In fact, a new study published in the Journals of Gerontology asked over 4,000 participants married 33 years or more how many times per week they drank, what they drank and how much they consumed in relation to their satisfaction with their marriage.
And lo and behold, couples in which both partners were knockin’ ‘em back reported higher levels of satifaction. (Maybe they were too boozed up to know how misterable they were?) The amount of alcohol, the type, and the frequency of consumption did not conclusively affect the quality of the relationship. It just came down to whether both partners drank or just one did.
Indeed, couples in which one partner was a teetotaler and the other a lush didn't fare well at all. Whereas if both partners abstained, their relationships tended to be better.

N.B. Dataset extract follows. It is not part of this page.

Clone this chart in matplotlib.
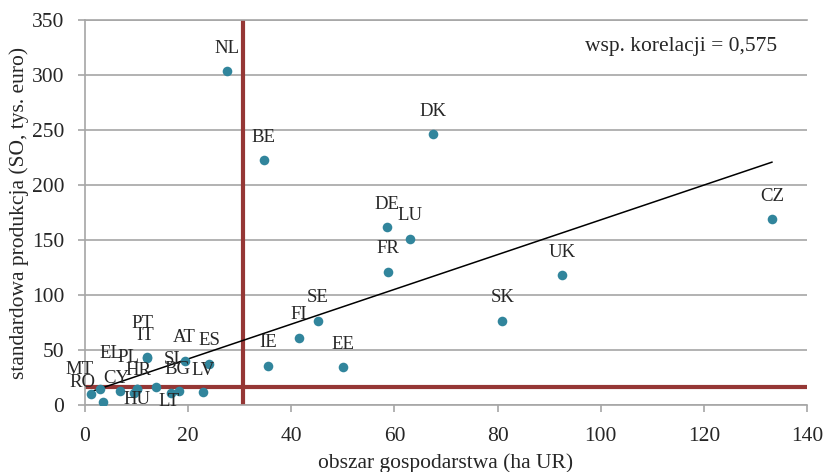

Then again, maybe we didn't need science to tell us that similar interests make people compatible. If one partner likes metal music and the other is more of a classic rock fan, at some point that pairing could become insufferable for both parties. Whereas, if they are both Third Eye Blind megafans, then at the expense of your neighbor’s ear drums, they are likely to be quite happy together.
Accordingly, the study's findings make perfect sense. If you’ve ever been the sober one amidst your drunken friends and thought, “How in God’s name do I hang out with these animals,” they definitely make sense.